Tunisie. Abir Moussi, placée sous mandat de dépôt
« Jusqu’où pourra aller la folie procédurière du régime ? », s’interroge une partie de l’opposition tunisienne, en apprenant que la cheffe du Parti destourien libre (PDL) restera bien, elle aussi, en prison. Abir Moussi, qui revendique l’héritage de Ben Ali, a en effet été placée sous mandat de dépôt au terme d’une garde à vue de 48h.
Nous en savons davantage aujourd’hui à propos des chefs d’accusation auxquels doit faire face cette opposante « high profile » à Kaïs Saïed, et ils ne sont pas des moindres. Arrêtée le 3 octobre aux abords du Palais présidentiel, elle n’est pas accusée cette fois que de simple trouble à l’ordre public, après qu’elle se soit présentée au palais présidentiel pour déposer des recours contre des décrets émis par Carthage qu’elle estime illégaux.

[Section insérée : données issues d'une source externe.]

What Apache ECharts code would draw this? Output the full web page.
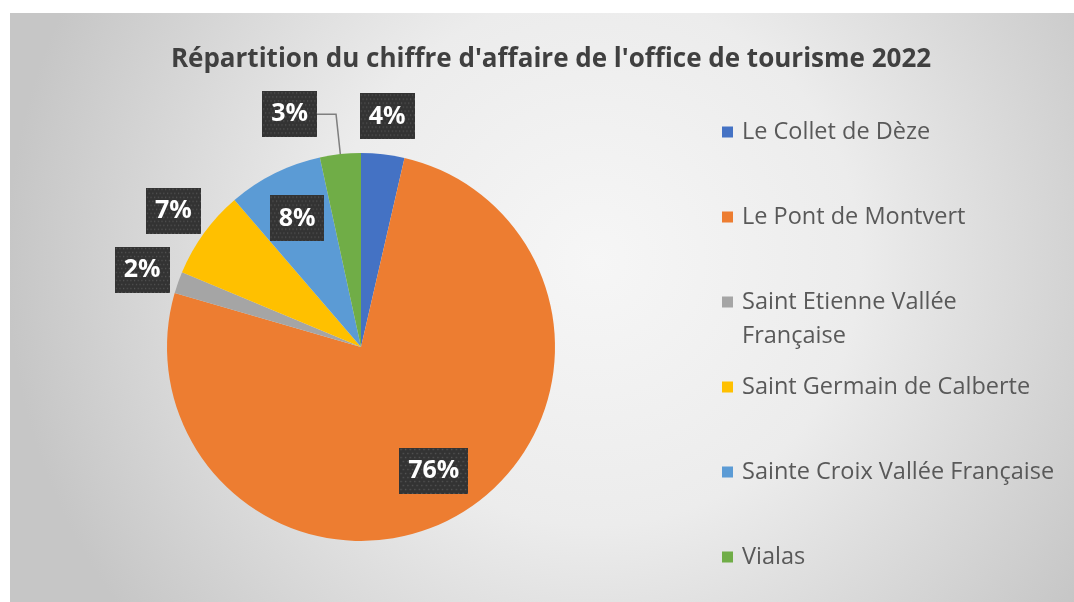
<!DOCTYPE html>
<html>
<head>
<meta charset="utf-8">
<script src="https://cdn.jsdelivr.net/npm/echarts@6/dist/echarts.min.js"></script>
<style>
  html, body { margin: 0; padding: 0; background: #fff; }
  #chart { width: 1074px; height: 602px; }
</style>
</head>
<body>
<div id="chart"></div>
<script>
const communes = ['Le Collet de Dèze', 'Le Pont de Montvert', 'Saint Etienne Vallée Française', 'Saint Germain de Calberte', 'Sainte Croix Vallée Française', 'Vialas'];
const shares = [3.6, 75.9, 1.8, 7.4, 7.9, 3.4];
const colors = ['#4472C4', '#ED7D31', '#A5A5A5', '#FFC000', '#5B9BD5', '#70AD47'];

// where each label goes (like Excel "best fit")
const labelMode = ['radial', 'inside', 'radial', 'radial', 'inside', 'leader'];
const wrappedLegend = ['Saint Etienne Vallée Française'];

const pieCenter = [361, 347];
const pieRadius = 194;
const insideRatio = 0.74;

// dark dotted fill of the data labels
function makeDots() {
  const c = document.createElement('canvas');
  c.width = 60; c.height = 46;
  const ctx = c.getContext('2d');
  ctx.fillStyle = '#333333';
  ctx.fillRect(0, 0, c.width, c.height);
  ctx.fillStyle = '#575757';
  for (let y = 1; y < c.height; y += 4) {
    for (let x = (y % 8 === 1 ? 1 : 3); x < c.width; x += 4) {
      ctx.fillRect(x, y, 1.3, 1.3);
    }
  }
  return c;
}
const dots = makeDots();

const pieData = communes.map((name, i) => {
  const item = { name: name, value: shares[i], itemStyle: { color: colors[i] } };
  const mode = labelMode[i];
  if (mode === 'inside') {
    item.label = { position: 'inside' };
    item.labelLine = { show: false };
  } else if (mode === 'radial') {
    item.label = { position: 'outside' };
    item.labelLine = { show: true, length: 38, length2: 0, lineStyle: { opacity: 0 } };
  } else {
    item.label = { position: 'outside', distanceToLabelLine: 0 };
    item.labelLine = { show: true, length: 40, length2: 19, lineStyle: { color: '#7f7f7f', width: 1.5 } };
  }
  return item;
});

const chart = echarts.init(document.getElementById('chart'), null, { renderer: 'canvas' });

chart.setOption({
  animation: false,
  graphic: [{
    type: 'rect',
    left: 10,
    top: 13,
    silent: true,
    z: -10,
    shape: { width: 1064, height: 589 },
    style: {
      fill: {
        type: 'radial', x: 0.55, y: 0.42, r: 1,
        colorStops: [
          { offset: 0, color: '#f6f6f6' },
          { offset: 0.45, color: '#ececec' },
          { offset: 1, color: '#c6c6c6' }
        ]
      }
    }
  }],
  title: {
    text: "Répartition du chiffre d'affaire de l'office de tourisme 2022",
    left: 551,
    textAlign: 'center',
    top: 47,
    padding: 0,
    textStyle: { fontFamily: 'Open Sans', fontSize: 26, fontWeight: 'bold', color: '#404040' }
  },
  legend: {
    orient: 'vertical',
    left: 722,
    top: 81,
    height: 580,
    padding: 0,
    itemGap: -17,
    itemWidth: 11,
    itemHeight: 11,
    icon: 'rect',
    selectedMode: false,
    // a wrapped entry keeps its first line level with the marker, as in Excel
    formatter: name => wrappedLegend.indexOf(name) >= 0 ? '\n' + name : name,
    textStyle: {
      fontFamily: 'Open Sans', fontSize: 23.5, color: '#595959',
      lineHeight: 34, padding: [34, 0, 34, 4]
    },
    data: communes.map(name => wrappedLegend.indexOf(name) >= 0
      ? { name: name, textStyle: { width: 260, overflow: 'break', padding: [0, 0, 0, 4] } }
      : name)
  },
  series: [{
    type: 'pie',
    center: pieCenter,
    radius: pieRadius,
    startAngle: 90,
    percentPrecision: 0,
    avoidLabelOverlap: false,
    data: pieData,
    label: {
      formatter: '{d}%',
      color: '#ffffff',
      fontFamily: 'Open Sans',
      fontWeight: 'bold',
      fontSize: 25,
      lineHeight: 30,
      padding: [8, 9, 8, 9],
      backgroundColor: { image: dots },
      shadowColor: 'rgba(0,0,0,0.45)',
      shadowBlur: 5,
      shadowOffsetX: 2,
      shadowOffsetY: 2
    },
    emphasis: { disabled: true },
    labelLayout: function (params) {
      const mode = labelMode[params.dataIndex];
      const r = params.labelRect;
      if (mode === 'inside') {
        const mx = r.x + r.width / 2 - pieCenter[0];
        const my = r.y + r.height / 2 - pieCenter[1];
        const k = insideRatio * pieRadius / Math.sqrt(mx * mx + my * my);
        return { x: pieCenter[0] + mx * k, y: pieCenter[1] + my * k, align: 'center', verticalAlign: 'middle' };
      }
      if (mode === 'radial' && params.labelLinePoints) {
        const end = params.labelLinePoints[2];
        return { x: end[0], y: end[1], align: 'center', verticalAlign: 'middle' };
      }
      return {};
    }
  }]
});
</script>
</body>
</html>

Le deuxième chef d’accusation retenu contre la leader destourienne est ainsi le délit d’usage de données personnelles (une vidéo d’agents des forces de l’ordre à visage découvert, sans le consentement de ces derniers). Mais c’est surtout la « tentative de renversement du pouvoir et incitation au chaos sur le sol tunisien », relevant du pénal, qui constitue sans doute le chef d’accusation le plus grave à son encontre, potentiellement synonyme de peine de mort dans le code pénal tunisien, rien de moins, en vertu de l’article 72 sous le chapitre relatif à la sûreté de l’Etat.
« Règlement de compte politique »
Pour Adnane Belhajamor, soutien de Moussi à la course encore non officielle à la prochaine présidentielle, « il fallait s’attendre à cette répression de la part d’un pouvoir qui tente de rétablir la chape de plomb au-dessus du pays, n’ayant pas appris les leçons de l’Histoire récente ».
Véritable modus operandi pour cette avocate figure forte de la vie politique en Tunisie ces dernières années, filmer en direct ses actions choc et autres plaintes judiciaires était devenu une signature. Anti-islamiste acharnée, Abir Moussi souvent considérée clivante par ses adversaires politiques, était l’une des seules opposantes à Kaïs Saïed à être en mesure de mobiliser encore dans la rue parmi ses fidèles militants, elle qui refusait de rejoindre les coalitions d’opposition.
« C’était l’une des dernières figures de l’opposition à être encore en liberté », ironisent ses partisans mais aussi certains de ses ennemis d’hier qui se solidarisent désormais avec elle par principe.
Reste que cette arrestation est un coup dur pour son parti qui s’articulait autour de sa seule personne charismatique. Or, cette judiciarisation supplémentaire de la vie politique intervient dans un contexte tendu où de nombreux détenus politiques ont entamé une grève de la faim en réaction à la prolongation de leur détention, sans date de procès après bientôt 8 mois de procédure.
Pour l’avocat et ex député PDL Karim Krifa, l’arrestation de sa cliente « ne respecte pas les dispositions du décret-loi n°2011-79 portant organisation de la profession d’avocat ». Selon l’article 46 dudit décret-loi, dans le cas de poursuites pénales engagées contre un avocat, le président de la section régionale compétente du barreau doit en être avisé immédiatement, alors que le président de la section a été avisé 48h après l’arrestation de Abir Moussi, a-t-il rappelé.
S’il s’avère que des vices de procédure entachent son mandat de dépôt, le comité de défense axera notamment sa stratégie sur ces manquements présumés, assure-t-il, pour internationaliser l’affaire.